From flying jets to practising martial arts, Putin seeks to establish an image of a ‘strongman’ who can lead his nation through any sort of adversity and hardship. This picture-perfect depiction of all that society usually acknowledges as ‘masculine’ seems to have worked with his approval ratings in his own country touching an impressive 81% in 2007. His past in the intelligence services also just seems to add to his ‘strongman’ image. The true measure of skill and political tact displayed by the Kremlin leader, however, isn’t so much in the creation of the ‘tough guy’ image as in the maintenance of it in a country like Russia.

The Benevolent Authoritarian

In a nation, which was witness to historic events such as the Russian Revolution, the first successful communist government formation, and the terrors of authoritarian rule by despots such as Stalin, portraying oneself as an authoritarian ruler and the centre of all power, is a very dangerous path to follow.

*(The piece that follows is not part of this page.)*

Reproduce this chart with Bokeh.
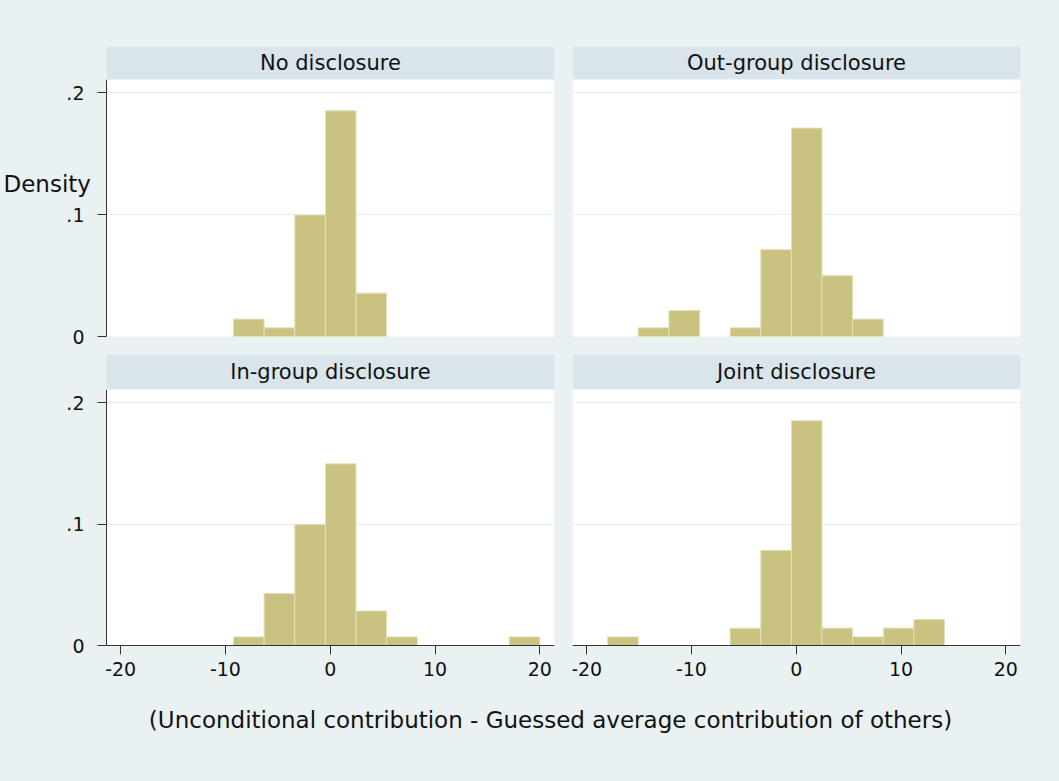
from bokeh.plotting import figure
from bokeh.layouts import column, row
from bokeh.models import Range1d, FixedTicker, Label, LinearAxis
from bokeh.embed import file_html
from bokeh.resources import INLINE

# ---------------- data ----------------
bin_edges = [-18.0, -15.08, -12.15, -9.23, -6.31, -3.38, -0.46, 2.46, 5.38, 8.31, 11.23, 14.15, 17.08, 20.0]

panel_titles = ["No disclosure", "Out-group disclosure", "In-group disclosure", "Joint disclosure"]

density_no_disclosure = [0, 0, 0, 0.0143, 0.0071, 0.0998, 0.1853, 0.0356, 0, 0, 0, 0, 0]
density_out_group = [0, 0.0071, 0.0214, 0, 0.0071, 0.0713, 0.1711, 0.0499, 0.0143, 0, 0, 0, 0]
density_in_group = [0, 0, 0, 0.0071, 0.0428, 0.0998, 0.1497, 0.0285, 0.0071, 0, 0, 0, 0.0071]
density_joint = [0.0071, 0, 0, 0, 0.0143, 0.0784, 0.1853, 0.0143, 0.0071, 0.0143, 0.0214, 0, 0]

xtick_values = [-20, -10, 0, 10, 20]
xtick_labels = ["-20", "-10", "0", "10", "20"]
ytick_values = [0, 0.1, 0.2]
ytick_labels = ["0", ".1", ".2"]
grid_values = [0.1, 0.2]

y_title = "Density"
x_title = "(Unconditional contribution - Guessed average contribution of others)"

# ---------------- style ----------------
FONT = "DejaVu Sans"
BG = "#EAF1F3"
STRIP = "#D9E5EA"
BAR = "#CAC280"
BAR_EDGE = "#E4E0B6"
GRID = "#E6EEF1"
AXIS = "#333333"
TXT = "#111111"
BGSTYLE = {"background-color": BG}

X_RANGE = (-21.35, 21.4)
Y_TOP = 0.211
FRAME_W = 448
PX_PER_UNIT = FRAME_W / (X_RANGE[1] - X_RANGE[0])
LEFT_MARGIN_PX = 106                     # room for the y axis of the left column
LEFT_EXT = X_RANGE[0] - LEFT_MARGIN_PX / PX_PER_UNIT
X_MID = (X_RANGE[0] + X_RANGE[1]) / 2

LEFT_W, RIGHT_W = 563, 496
LEFT_BORDERS = (0, 9)      # left column frames start at the canvas edge
RIGHT_BORDERS = (9, 39)


def new_fig(width, height, borders, top, bottom, x_range, y_range):
    p = figure(width=width, height=height, output_backend="svg", toolbar_location=None,
               tools="", x_range=Range1d(*x_range), y_range=Range1d(*y_range),
               x_axis_location=None, y_axis_location=None, styles=BGSTYLE)
    p.min_border = 0
    p.min_border_left, p.min_border_right = borders
    p.min_border_top = top
    p.min_border_bottom = bottom
    p.border_fill_color = BG
    p.background_fill_color = BG
    p.outline_line_color = None
    return p


def style_axis(ax, ticks, labels, standoff):
    ax.ticker = FixedTicker(ticks=ticks)
    ax.major_label_overrides = {v: l for v, l in zip(ticks, labels)}
    ax.axis_line_color = AXIS
    ax.major_tick_line_color = AXIS
    ax.minor_tick_line_color = None
    ax.major_tick_out = 9
    ax.major_tick_in = 0
    ax.major_label_standoff = standoff
    ax.major_label_text_font = FONT
    ax.major_label_text_font_size = "19px"
    ax.major_label_text_color = TXT


def strip_fig(title, left_col, top, frame_h):
    width = LEFT_W if left_col else RIGHT_W
    borders = LEFT_BORDERS if left_col else RIGHT_BORDERS
    xr = (LEFT_EXT, X_RANGE[1]) if left_col else X_RANGE
    p = new_fig(width, top + frame_h, borders, top, 0, xr, (0, 1))
    p.grid.visible = False
    p.quad(left=X_RANGE[0], right=X_RANGE[1], bottom=0, top=1, fill_color=STRIP, line_color=None)
    p.add_layout(Label(x=X_MID, y=0.5, text=title, text_align="center", text_baseline="middle",
                       text_font=FONT, text_font_size="21px", text_color=TXT))
    return p


def hist_fig(dens, left_col, panel_px, below_px, show_x):
    """panel_px: height of the white panel; below_px: room under the zero line (inside the frame)."""
    width = LEFT_W if left_col else RIGHT_W
    borders = LEFT_BORDERS if left_col else RIGHT_BORDERS
    xr = (LEFT_EXT, X_RANGE[1]) if left_col else X_RANGE
    px_per_y = panel_px / Y_TOP
    p = new_fig(width, panel_px + below_px, borders, 0, 0, xr, (-below_px / px_per_y, Y_TOP))

    # white plot region, beneath the grid
    p.quad(left=X_RANGE[0], right=X_RANGE[1], bottom=0, top=Y_TOP,
           fill_color="white", line_color=None, level="image")

    p.xgrid.visible = False
    p.ygrid.ticker = FixedTicker(ticks=grid_values)
    p.ygrid.grid_line_color = GRID
    p.ygrid.grid_line_width = 1

    if left_col:
        # hide grid lines left of the panel
        p.quad(left=LEFT_EXT, right=X_RANGE[0], bottom=-below_px / px_per_y, top=Y_TOP,
               fill_color=BG, line_color=None)
        yax = LinearAxis(fixed_location=X_RANGE[0], bounds=(0, Y_TOP))
        style_axis(yax, ytick_values, ytick_labels, 13)
        yax.major_label_orientation = "horizontal"
        p.add_layout(yax, "left")

    lefts = [bin_edges[i] for i, d in enumerate(dens) if d > 0]
    rights = [bin_edges[i + 1] for i, d in enumerate(dens) if d > 0]
    tops = [d for d in dens if d > 0]
    p.quad(left=lefts, right=rights, top=tops, bottom=0,
           fill_color=BAR, line_color=BAR_EDGE, line_width=1)

    if show_x:
        xax = LinearAxis(fixed_location=0, bounds=X_RANGE)
        style_axis(xax, xtick_values, xtick_labels, 7)
        p.add_layout(xax, "below")
    return p


s1 = strip_fig(panel_titles[0], True, 46, 33)
s2 = strip_fig(panel_titles[1], False, 46, 33)
p1 = hist_fig(density_no_disclosure, True, 257, 18, False)
p2 = hist_fig(density_out_group, False, 257, 18, False)

s3 = strip_fig(panel_titles[2], True, 0, 35)
s4 = strip_fig(panel_titles[3], False, 0, 35)
p3 = hist_fig(density_in_group, True, 256, 45, True)
p4 = hist_fig(density_joint, False, 256, 45, True)

# y title inside the (extended) top-left frame
p1.add_layout(Label(x=LEFT_EXT + 3 / PX_PER_UNIT, y=0.125, text=y_title,
                    text_align="left", text_baseline="alphabetic",
                    text_font=FONT, text_font_size="23px", text_color=TXT))

# x title figure (data units equal pixels here)
tf = new_fig(LEFT_W + RIGHT_W, 91, (0, 0), 0, 0, (0, LEFT_W + RIGHT_W), (0, 91))
tf.grid.visible = False
tf.add_layout(Label(x=550, y=62, text=x_title,
                    text_align="center", text_baseline="alphabetic",
                    text_font=FONT, text_font_size="23px", text_color=TXT))

layout = column(row(column(s1, p1, styles=BGSTYLE), column(s2, p2, styles=BGSTYLE), styles=BGSTYLE),
                row(column(s3, p3, styles=BGSTYLE), column(s4, p4, styles=BGSTYLE), styles=BGSTYLE),
                tf, styles=BGSTYLE)

open("out.html", "w").write(file_html(layout, INLINE))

Putin knows this, and he has been walking that fine line between tyrannical despot and people’s leader for years. He wants the people to know that he is their messiah and that he will deliver them from injustice but also that all the powers that he exercises and utilises are for the people’s benefit.

This explains the Russian government’s dislike for being termed ‘fascist’ and its staging of elections, as Putin wants to be identified as a ruler who represents and implements the mandate of the people, not as one whose mandate is imposed on the people.

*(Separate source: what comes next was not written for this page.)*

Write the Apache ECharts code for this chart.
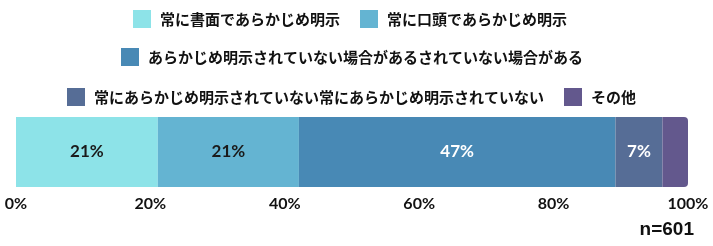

This is reflected in the way he carries himself as well. Though portrayed as a powerful man, Putin rarely puts on a show of how such power benefits him. Always dressed in a demure suit and seldom seen in any colourful attire or engaging in any sort of hobbies which could be associated with the ‘wealthy,’ very little is shown of his personal life and very rarely is he seen exhibiting any sort of emotions. Much unlike American President Barack Obama and even Donald Trump for that matter, Putin brings no individualistic or personal flavour to the office of the Kremlin. Instead, his cold, detached exterior serves as a reminder to the public of the importance of the office he occupies and how his position as Russia’s leader governs the actions of his life rather than it being the other way around. In this way, the image of a dutiful and legitimate leader is created.

This image has only been bolstered by his active participation in charity events, his direct involvement in matters of public interest and his chastising of officials who are found not to be functioning properly. These events include him engaging in sharp and witty comments that show the power he wields and the concern he has for the people of Russia, as in the case of him rebuking Russian oligarch Oleg Deripaska by telling him to return the pen he had borrowed to sign a document that would indicate the end of the strife between the workers and the industrialists in the town of Pikalyovo. These publicity stunts have led to the creation of a strange phenomenon in Russia; one that identifies the government as the oppressors of the people and Putin as the one agent who is working to solve the issues. The Russians even have a saying to that effect: “The czar is good, it’s the nobility that is bad.”

Foreign Policy

Putin’s self-victimization as a noble man in a corrupt world, isn’t just being utilised to justify domestic policy either, it also plays a huge role in the way in which Russia handles most global affairs. Putin for one knows that the elections the Russian state stages could only keep aloof certain Russians back home and that sooner or later, Western media would expose it for the farce that it is. Instead of letting the European media’s scrutiny detract his political career, Putin uses it to his advantage, constantly stating it to be a conspiracy by European and American agencies to throw him out of power, thereby appealing to the nationalist sentiments of thousands of Russians, who in defiance hold Putin in high regard. Analysing the 2018 Russian elections, experts agreed that though the elections themselves were a farce, the outcome of Putin becoming president was real enough.

Putin’s popularity helps Russia’s manoeuvre foreign politics with great ease. In fact, even the Crimean annexation has been to a great extent helped by the popularity of Putin. The benevolent image he has made of himself, helped Russia form an elaborate ploy to garner Crimean support by using Putin’s popularity among the Russian-speakers of the region. In Syria, Putin’s support of Assad failed to be identified by most as support of a ruthless dictator but was rather seen by the masses as a righteous fight against terrorism.

Furthermore, his image of right-wing politics seems to have left a mark in not only the ways in which the world views Russia but also the ways in which the world views itself. Under a surge of right-wing nationalism across the world come leaders such as Rodrigo Duterte in the Philippines, Sebastian Kurz in Austria, Bolsonaro in Brazil, Modi in India, Orban in Hungary and Trump in America; all of whom could learn a thing or two from the Kremlin leader who was there long before them and still stands strong as they start their stints with the mantle of power in their hands.